- **What the exercise asks**
Print the material below exactly as it stands, please, from its first line to the line holding "12, 10, 9, 8, 7, 6, 4, 3, 3, 2, 2]", with no pictures.

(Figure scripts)
-- -- --
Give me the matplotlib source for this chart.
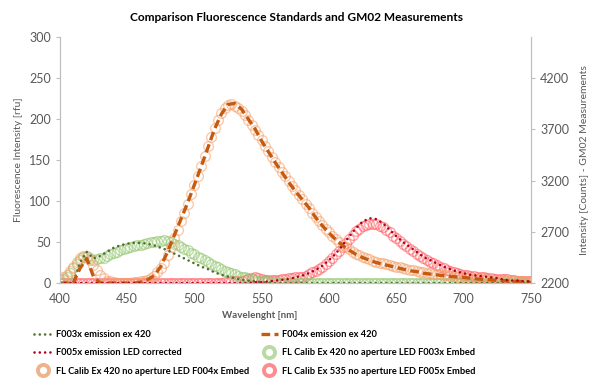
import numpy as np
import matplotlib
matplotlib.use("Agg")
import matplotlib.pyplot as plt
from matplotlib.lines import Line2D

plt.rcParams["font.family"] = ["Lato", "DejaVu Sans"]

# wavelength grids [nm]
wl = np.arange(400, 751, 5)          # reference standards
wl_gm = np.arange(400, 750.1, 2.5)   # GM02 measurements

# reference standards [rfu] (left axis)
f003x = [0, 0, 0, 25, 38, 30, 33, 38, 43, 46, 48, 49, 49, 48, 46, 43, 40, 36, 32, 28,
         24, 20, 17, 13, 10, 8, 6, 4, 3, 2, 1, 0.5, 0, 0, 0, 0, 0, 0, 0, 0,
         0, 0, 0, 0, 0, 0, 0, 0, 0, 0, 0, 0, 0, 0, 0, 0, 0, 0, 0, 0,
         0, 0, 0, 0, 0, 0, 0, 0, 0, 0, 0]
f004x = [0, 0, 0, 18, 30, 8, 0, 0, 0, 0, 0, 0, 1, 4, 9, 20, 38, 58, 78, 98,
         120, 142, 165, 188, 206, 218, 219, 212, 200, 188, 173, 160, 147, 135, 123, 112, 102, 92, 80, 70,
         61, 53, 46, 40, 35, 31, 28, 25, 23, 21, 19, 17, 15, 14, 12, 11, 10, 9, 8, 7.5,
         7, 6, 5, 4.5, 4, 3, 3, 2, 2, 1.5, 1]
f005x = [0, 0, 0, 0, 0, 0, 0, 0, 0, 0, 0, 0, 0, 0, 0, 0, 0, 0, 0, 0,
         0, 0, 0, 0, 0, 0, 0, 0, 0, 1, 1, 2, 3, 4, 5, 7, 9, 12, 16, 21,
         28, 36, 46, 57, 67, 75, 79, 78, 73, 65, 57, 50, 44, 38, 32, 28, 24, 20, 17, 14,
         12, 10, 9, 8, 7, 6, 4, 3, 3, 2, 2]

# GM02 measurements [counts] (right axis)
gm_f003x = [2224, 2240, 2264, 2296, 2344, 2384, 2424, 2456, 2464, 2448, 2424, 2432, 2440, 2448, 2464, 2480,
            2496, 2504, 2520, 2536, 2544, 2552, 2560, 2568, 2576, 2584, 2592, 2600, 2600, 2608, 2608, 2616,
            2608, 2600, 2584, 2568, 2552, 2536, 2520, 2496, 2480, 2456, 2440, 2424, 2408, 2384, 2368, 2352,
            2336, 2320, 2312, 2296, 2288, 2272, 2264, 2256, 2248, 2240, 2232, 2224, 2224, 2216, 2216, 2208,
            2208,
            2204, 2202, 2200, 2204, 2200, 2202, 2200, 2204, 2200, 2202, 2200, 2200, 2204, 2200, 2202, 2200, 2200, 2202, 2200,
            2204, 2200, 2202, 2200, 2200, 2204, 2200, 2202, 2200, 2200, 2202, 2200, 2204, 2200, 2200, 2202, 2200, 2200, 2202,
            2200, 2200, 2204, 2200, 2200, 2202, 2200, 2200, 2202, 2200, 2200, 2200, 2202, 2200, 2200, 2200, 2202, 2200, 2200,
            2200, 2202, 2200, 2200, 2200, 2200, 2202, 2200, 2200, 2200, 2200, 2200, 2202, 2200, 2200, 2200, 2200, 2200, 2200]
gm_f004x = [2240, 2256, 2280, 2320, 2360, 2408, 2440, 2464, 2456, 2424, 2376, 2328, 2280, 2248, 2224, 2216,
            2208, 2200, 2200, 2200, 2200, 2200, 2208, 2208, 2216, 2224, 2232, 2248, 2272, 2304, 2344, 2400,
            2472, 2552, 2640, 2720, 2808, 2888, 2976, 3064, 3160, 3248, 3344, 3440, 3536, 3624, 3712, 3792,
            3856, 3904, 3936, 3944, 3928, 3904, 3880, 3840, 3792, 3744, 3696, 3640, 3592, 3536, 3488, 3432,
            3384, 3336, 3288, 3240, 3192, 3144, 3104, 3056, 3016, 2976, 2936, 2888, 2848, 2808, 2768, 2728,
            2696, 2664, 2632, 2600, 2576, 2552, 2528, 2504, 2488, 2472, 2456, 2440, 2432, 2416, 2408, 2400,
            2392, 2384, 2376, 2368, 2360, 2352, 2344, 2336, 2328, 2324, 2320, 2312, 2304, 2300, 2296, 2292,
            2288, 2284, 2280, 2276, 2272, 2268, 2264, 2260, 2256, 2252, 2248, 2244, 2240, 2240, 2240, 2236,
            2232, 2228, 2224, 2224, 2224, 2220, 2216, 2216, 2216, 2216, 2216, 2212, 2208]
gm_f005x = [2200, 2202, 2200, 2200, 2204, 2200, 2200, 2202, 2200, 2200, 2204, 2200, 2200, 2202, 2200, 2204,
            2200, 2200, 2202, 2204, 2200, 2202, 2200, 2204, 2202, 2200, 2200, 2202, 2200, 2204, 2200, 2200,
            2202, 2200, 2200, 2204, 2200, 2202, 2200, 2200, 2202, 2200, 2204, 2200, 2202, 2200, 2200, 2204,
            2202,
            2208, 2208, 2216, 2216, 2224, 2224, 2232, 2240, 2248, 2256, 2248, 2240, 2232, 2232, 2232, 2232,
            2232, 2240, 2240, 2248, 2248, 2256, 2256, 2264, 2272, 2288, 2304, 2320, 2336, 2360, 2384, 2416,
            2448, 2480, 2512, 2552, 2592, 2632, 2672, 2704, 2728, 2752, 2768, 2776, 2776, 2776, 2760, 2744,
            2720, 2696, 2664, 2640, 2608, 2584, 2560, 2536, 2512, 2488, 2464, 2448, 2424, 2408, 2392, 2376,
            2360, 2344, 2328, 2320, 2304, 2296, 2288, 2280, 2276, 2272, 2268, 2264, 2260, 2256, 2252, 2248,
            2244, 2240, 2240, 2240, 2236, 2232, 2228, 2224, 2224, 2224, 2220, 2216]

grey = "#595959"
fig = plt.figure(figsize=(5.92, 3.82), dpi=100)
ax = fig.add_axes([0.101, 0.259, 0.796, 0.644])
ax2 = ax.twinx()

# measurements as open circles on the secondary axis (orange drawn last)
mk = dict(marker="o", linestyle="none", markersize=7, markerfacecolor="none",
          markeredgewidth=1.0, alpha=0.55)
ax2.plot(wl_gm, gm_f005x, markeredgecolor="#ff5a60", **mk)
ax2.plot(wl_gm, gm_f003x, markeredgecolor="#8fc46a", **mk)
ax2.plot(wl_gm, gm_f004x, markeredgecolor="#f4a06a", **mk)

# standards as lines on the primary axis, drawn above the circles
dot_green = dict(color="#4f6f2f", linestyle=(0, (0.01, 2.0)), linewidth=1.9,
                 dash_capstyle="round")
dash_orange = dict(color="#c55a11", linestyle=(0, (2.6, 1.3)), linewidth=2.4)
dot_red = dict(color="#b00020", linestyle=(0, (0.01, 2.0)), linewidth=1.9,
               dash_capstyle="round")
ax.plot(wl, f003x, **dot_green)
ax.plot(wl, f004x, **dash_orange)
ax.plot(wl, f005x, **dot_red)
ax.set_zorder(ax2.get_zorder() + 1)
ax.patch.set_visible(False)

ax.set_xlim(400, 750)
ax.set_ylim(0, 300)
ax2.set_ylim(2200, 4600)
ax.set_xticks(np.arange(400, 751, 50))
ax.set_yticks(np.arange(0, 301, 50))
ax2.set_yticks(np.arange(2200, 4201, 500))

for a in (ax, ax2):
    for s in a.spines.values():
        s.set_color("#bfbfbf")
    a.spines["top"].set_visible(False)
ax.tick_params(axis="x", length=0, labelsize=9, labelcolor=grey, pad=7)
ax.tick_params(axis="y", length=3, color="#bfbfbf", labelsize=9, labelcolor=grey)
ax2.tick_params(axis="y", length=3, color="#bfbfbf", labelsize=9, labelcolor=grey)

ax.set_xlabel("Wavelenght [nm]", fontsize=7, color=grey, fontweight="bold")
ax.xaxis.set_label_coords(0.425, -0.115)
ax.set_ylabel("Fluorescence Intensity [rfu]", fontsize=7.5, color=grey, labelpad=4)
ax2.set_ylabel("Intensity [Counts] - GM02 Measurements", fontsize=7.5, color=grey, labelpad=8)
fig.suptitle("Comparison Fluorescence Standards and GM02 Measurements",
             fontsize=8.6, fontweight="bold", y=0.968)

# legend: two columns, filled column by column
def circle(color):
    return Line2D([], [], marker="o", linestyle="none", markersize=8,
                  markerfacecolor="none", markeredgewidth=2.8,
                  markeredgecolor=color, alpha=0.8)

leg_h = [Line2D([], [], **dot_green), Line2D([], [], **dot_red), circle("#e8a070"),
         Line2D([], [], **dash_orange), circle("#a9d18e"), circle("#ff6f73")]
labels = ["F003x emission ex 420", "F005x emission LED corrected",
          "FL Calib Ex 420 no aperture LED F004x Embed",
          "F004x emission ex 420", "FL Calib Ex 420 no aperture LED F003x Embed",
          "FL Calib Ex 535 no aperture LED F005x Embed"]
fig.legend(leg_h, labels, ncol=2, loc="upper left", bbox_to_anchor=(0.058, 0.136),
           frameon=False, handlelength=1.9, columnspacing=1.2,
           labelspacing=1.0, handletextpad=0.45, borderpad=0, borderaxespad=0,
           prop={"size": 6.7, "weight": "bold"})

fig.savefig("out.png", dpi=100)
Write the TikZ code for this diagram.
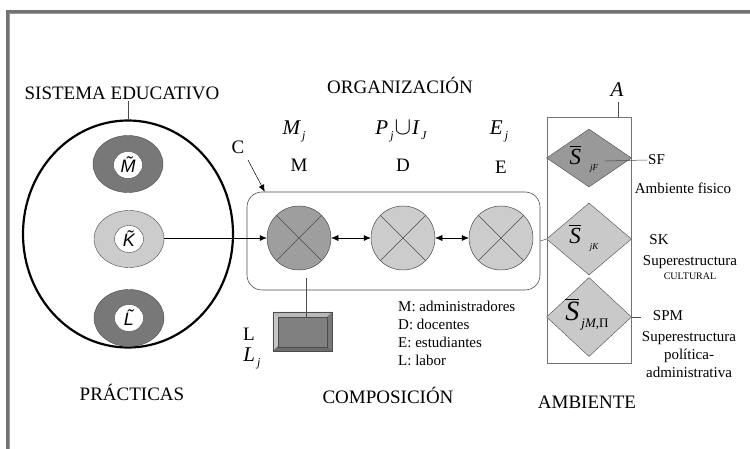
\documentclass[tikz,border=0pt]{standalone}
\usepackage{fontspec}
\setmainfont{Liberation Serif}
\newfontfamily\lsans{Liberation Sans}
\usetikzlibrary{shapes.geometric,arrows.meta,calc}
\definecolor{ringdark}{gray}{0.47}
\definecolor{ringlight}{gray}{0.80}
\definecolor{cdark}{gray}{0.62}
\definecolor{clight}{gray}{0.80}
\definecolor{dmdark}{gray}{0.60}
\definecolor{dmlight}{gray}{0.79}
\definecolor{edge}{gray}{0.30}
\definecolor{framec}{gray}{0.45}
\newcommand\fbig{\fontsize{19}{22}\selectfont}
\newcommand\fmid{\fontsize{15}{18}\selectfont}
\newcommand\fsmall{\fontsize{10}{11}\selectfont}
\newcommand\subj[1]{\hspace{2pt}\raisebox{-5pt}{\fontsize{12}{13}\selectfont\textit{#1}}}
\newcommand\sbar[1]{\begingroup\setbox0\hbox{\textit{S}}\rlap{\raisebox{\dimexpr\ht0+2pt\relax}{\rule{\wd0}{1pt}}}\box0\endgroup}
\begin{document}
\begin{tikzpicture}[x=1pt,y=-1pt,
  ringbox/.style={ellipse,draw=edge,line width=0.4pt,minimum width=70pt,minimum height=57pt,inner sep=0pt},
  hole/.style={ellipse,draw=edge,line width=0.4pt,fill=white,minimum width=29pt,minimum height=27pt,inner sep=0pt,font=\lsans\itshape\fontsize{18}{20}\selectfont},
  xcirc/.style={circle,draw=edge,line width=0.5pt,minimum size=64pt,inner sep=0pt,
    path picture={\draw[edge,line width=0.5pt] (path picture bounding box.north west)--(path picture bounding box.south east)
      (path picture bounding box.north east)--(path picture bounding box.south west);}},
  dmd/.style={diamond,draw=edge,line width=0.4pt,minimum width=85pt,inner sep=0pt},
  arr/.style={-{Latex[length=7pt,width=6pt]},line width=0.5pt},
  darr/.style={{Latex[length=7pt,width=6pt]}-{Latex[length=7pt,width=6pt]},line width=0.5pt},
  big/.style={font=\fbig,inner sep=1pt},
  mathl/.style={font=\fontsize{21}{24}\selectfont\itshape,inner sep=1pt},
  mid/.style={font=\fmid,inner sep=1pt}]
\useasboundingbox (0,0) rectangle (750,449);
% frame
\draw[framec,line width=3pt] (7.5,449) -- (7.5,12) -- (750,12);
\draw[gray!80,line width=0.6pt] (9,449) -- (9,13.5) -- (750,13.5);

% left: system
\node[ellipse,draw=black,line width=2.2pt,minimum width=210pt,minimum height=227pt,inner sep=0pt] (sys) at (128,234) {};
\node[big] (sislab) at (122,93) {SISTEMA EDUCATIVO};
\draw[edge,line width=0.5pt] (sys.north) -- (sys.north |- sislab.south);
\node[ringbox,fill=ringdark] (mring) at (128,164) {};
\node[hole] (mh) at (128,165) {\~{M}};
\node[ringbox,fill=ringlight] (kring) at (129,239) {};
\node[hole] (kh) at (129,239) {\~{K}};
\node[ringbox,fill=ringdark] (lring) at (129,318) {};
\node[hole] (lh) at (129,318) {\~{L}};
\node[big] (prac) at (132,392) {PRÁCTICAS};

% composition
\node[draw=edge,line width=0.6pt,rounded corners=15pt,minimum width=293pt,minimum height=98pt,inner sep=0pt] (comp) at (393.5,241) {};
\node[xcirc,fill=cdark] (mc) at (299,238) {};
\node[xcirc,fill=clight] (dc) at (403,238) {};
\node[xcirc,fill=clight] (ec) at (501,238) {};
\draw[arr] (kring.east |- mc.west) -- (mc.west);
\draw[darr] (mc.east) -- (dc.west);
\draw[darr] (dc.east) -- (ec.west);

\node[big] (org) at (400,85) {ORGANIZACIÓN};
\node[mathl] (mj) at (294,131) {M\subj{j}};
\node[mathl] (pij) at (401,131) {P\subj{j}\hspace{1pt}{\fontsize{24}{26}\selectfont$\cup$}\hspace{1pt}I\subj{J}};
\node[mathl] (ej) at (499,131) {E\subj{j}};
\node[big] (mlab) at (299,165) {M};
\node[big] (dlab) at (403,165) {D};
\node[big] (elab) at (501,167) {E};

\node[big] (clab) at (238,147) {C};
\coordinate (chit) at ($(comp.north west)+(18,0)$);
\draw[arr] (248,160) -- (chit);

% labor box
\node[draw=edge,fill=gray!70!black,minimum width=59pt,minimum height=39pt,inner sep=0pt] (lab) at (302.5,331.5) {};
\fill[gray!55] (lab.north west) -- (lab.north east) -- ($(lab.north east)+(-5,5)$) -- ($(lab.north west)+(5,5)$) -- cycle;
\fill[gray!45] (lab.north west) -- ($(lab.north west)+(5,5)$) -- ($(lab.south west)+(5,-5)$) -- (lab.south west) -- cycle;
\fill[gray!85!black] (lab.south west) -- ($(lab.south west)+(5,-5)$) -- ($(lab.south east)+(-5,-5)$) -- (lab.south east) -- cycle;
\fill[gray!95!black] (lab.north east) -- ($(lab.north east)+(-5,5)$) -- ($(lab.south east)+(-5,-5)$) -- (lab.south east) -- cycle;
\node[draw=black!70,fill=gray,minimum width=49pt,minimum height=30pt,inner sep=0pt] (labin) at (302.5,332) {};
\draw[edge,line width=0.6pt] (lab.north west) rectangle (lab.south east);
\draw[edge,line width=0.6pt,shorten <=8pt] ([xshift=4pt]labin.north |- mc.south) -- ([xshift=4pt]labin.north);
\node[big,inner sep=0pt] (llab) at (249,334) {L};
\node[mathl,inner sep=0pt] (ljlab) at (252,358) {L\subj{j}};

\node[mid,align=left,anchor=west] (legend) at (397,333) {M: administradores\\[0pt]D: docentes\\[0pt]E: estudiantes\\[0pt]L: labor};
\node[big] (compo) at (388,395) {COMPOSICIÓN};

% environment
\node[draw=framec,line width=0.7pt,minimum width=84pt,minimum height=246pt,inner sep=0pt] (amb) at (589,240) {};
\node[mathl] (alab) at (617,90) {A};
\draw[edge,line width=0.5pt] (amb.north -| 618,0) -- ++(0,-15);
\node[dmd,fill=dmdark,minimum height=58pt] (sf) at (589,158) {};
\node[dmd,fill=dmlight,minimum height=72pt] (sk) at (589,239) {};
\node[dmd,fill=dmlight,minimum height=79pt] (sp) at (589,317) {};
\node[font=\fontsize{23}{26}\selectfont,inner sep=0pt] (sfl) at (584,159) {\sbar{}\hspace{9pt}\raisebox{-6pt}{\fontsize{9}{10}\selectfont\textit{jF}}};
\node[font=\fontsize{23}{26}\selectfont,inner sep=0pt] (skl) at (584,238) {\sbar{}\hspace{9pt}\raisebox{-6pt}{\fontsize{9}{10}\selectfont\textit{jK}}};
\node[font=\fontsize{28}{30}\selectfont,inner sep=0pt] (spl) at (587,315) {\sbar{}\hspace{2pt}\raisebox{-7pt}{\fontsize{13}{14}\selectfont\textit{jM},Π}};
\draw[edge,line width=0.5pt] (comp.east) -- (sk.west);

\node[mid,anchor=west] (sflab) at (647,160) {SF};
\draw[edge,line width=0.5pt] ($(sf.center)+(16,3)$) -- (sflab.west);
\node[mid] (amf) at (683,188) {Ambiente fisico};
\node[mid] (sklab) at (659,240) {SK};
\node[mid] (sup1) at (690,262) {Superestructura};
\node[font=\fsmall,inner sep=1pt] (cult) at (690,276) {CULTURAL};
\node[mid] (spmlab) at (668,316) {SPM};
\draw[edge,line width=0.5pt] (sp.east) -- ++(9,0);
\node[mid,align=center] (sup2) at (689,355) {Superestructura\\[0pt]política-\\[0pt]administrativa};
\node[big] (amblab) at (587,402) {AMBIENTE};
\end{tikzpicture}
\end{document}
-- -- --
- **Exercise result**
Give me the matplotlib source for this chart.
import numpy as np
import matplotlib
matplotlib.use("Agg")
import matplotlib.pyplot as plt
from matplotlib.lines import Line2D

plt.rcParams["font.family"] = ["Lato", "DejaVu Sans"]

# wavelength grids [nm]
wl = np.arange(400, 751, 5)          # reference standards
wl_gm = np.arange(400, 750.1, 2.5)   # GM02 measurements

# reference standards [rfu] (left axis)
f003x = [0, 0, 0, 25, 38, 30, 33, 38, 43, 46, 48, 49, 49, 48, 46, 43, 40, 36, 32, 28,
         24, 20, 17, 13, 10, 8, 6, 4, 3, 2, 1, 0.5, 0, 0, 0, 0, 0, 0, 0, 0,
         0, 0, 0, 0, 0, 0, 0, 0, 0, 0, 0, 0, 0, 0, 0, 0, 0, 0, 0, 0,
         0, 0, 0, 0, 0, 0, 0, 0, 0, 0, 0]
f004x = [0, 0, 0, 18, 30, 8, 0, 0, 0, 0, 0, 0, 1, 4, 9, 20, 38, 58, 78, 98,
         120, 142, 165, 188, 206, 218, 219, 212, 200, 188, 173, 160, 147, 135, 123, 112, 102, 92, 80, 70,
         61, 53, 46, 40, 35, 31, 28, 25, 23, 21, 19, 17, 15, 14, 12, 11, 10, 9, 8, 7.5,
         7, 6, 5, 4.5, 4, 3, 3, 2, 2, 1.5, 1]
f005x = [0, 0, 0, 0, 0, 0, 0, 0, 0, 0, 0, 0, 0, 0, 0, 0, 0, 0, 0, 0,
         0, 0, 0, 0, 0, 0, 0, 0, 0, 1, 1, 2, 3, 4, 5, 7, 9, 12, 16, 21,
         28, 36, 46, 57, 67, 75, 79, 78, 73, 65, 57, 50, 44, 38, 32, 28, 24, 20, 17, 14,
         12, 10, 9, 8, 7, 6, 4, 3, 3, 2, 2]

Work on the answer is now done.